Avro: silent coercion of floats to ints

1 minute read

Days ago, while writing tests for a class that decodes JSON payloads using Avro’s Java library, I noticed that records containing float values in an int field were not causing the decoder to throw an exception, as my tests would have expected.

Example

Given the following schema:

{
  "type" : "record",
  "name" : "example",
  "namespace" : "test",
  "fields" : [ { "name" : "id", "type" : "int" } ]
}

and a record like the following:

{ "id": -1.2 }

the decoding will produce a record with id = -1 (note the coercion).

Investigation

I then started investigating the issue:

Is this caused by issues in my own code?

No: I can reproduce it with a code snippet that only makes use of Avro-provided classes.
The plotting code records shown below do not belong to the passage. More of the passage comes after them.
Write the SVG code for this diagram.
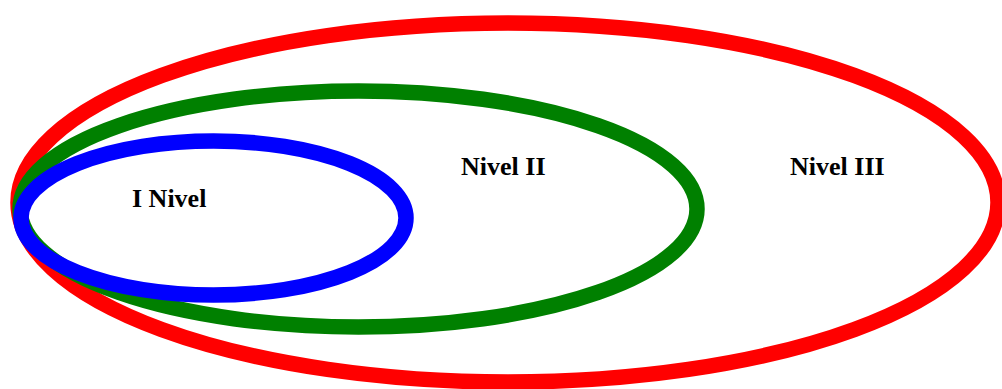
<svg xmlns="http://www.w3.org/2000/svg" width="1002" height="389" viewBox="0 0 1002 389">
<style>
.ring{fill:none;stroke-width:15.5}
.lbl{font-family:"Liberation Serif","Times New Roman",serif;font-weight:bold;font-size:26px;fill:#000}
</style>
<rect width="1002" height="389" fill="#fff"/>
<g id="nivel3">
<ellipse class="ring" cx="508" cy="202.5" rx="490" ry="179.5" stroke="#ff0000"/>
<text class="lbl" x="790" y="175">Nivel III</text>
</g>
<g id="nivel2">
<ellipse class="ring" cx="358.5" cy="209" rx="338.5" ry="118" stroke="#008000"/>
<text class="lbl" x="461" y="175">Nivel II</text>
</g>
<g id="nivel1">
<ellipse class="ring" cx="213.5" cy="218" rx="192.5" ry="77" stroke="#0000ff"/>
<text class="lbl" x="132" y="207">I Nivel</text>
</g>
<g id="connectors"/>
</svg>
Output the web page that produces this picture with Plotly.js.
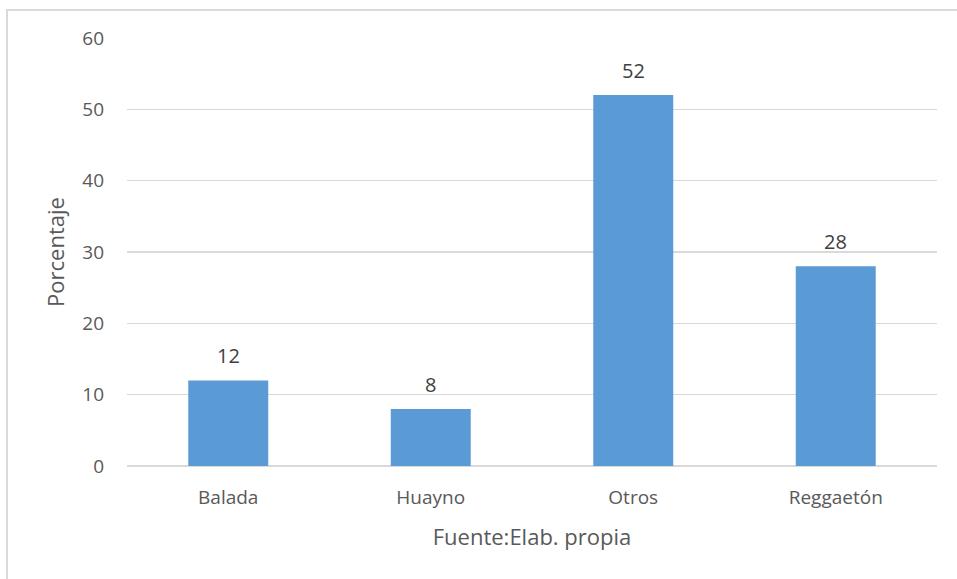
<!DOCTYPE html>
<html>
<head>
<meta charset="utf-8">
<script src="https://cdn.plot.ly/plotly-3.0.1.min.js"></script>
<style>
html,body{margin:0;padding:0;background:#fff;}
#frame{position:absolute;left:6px;top:9px;width:960px;height:580px;border-left:2px solid #d9d9d9;border-top:2px solid #d9d9d9;box-sizing:border-box;}
#chart{position:absolute;left:0;top:0;width:957px;height:579px;}
</style>
</head>
<body>
<div id="frame"></div>
<div id="chart"></div>
<script>
const categories = ["Balada", "Huayno", "Otros", "Reggaetón"];
const percentages = [12, 8, 52, 28];
const yTicks = [0, 10, 20, 30, 40, 50, 60];

const fontFam = "Open Sans, Liberation Sans, sans-serif";

const labels = categories.map((c, i) => ({
  x: c, y: percentages[i], xref: "x", yref: "y",
  text: String(percentages[i]),
  showarrow: false, yanchor: "bottom", yshift: 9,
  font: {family: fontFam, size: 20, color: "#404040"}
}));

Plotly.newPlot("chart", [{
  type: "bar",
  x: categories,
  y: percentages,
  marker: {color: "#5b9bd5"},
  hoverinfo: "none"
}], {
  width: 957,
  height: 579,
  paper_bgcolor: "rgba(0,0,0,0)",
  plot_bgcolor: "rgba(0,0,0,0)",
  margin: {l: 127, r: 20, t: 38, b: 113},
  bargap: 0.605,
  showlegend: false,
  annotations: labels,
  xaxis: {
    showgrid: false,
    showline: false,
    ticks: "",
    tickfont: {family: fontFam, size: 19, color: "#595959"},
    ticklabelstandoff: 18,
    title: {text: "Fuente:Elab. propia", font: {family: fontFam, size: 22, color: "#595959"}, standoff: 20}
  },
  yaxis: {
    range: [0, 60],
    tickvals: yTicks,
    showgrid: true,
    gridcolor: "#d9d9d9",
    gridwidth: 1.5,
    zeroline: true,
    zerolinecolor: "#d9d9d9",
    zerolinewidth: 1.5,
    showline: false,
    ticks: "",
    tickfont: {family: fontFam, size: 19, color: "#595959"},
    ticklabelstandoff: 22,
    title: {text: "Porcentaje", font: {family: fontFam, size: 22, color: "#595959"}, standoff: 11}
  }
}, {displayModeBar: false, staticPlot: true});
</script>
</body>
</html>
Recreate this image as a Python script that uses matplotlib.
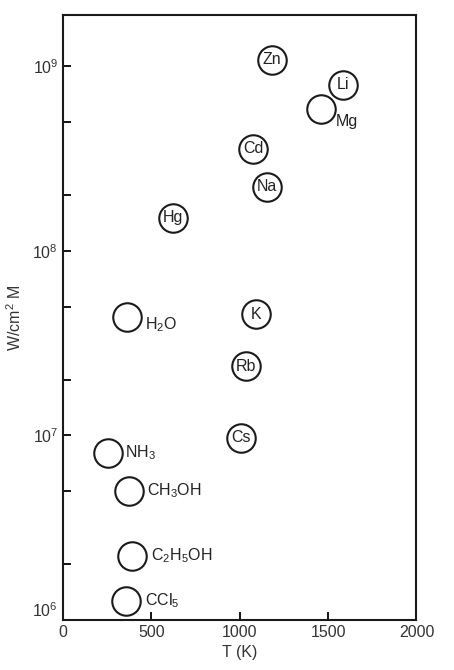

Can I figure out what is causing the issue?

Yes: debugging the snippet, I found out that float / double values are silently coerced to integers, unless the conversion is not possible (e.g. because of overflows). This behaviour is “inherited” by the Codehaus Jackson library, used by Avro to parse JSON objects.

Is this affecting only this version of the library (1.8.2)?

No: I can reproduce it even on 1.9.2 and 1.10.0 (the current version, at the moment of writing).

Is this by any chance an intended behaviour that I’m misunderstanding?

I don’t have a definitive answer though a quick test using Avro’s Javascript library seems to to prove that it’s not (the same example returns an error there).

Can I add my own validation logic, to address this?

Not viable / not a good idea: since the original value is lost after the coercion, I would have to “intercept” it in the JSON payload (essentially duplicating parsing logic) and replace it in the record after the decoding has happened.

Conclusion

Having exhausted my options, I have warned my (technical) stakeholders about the issue and then opened a ticket in Avro’s issue tracker (see AVRO-2885).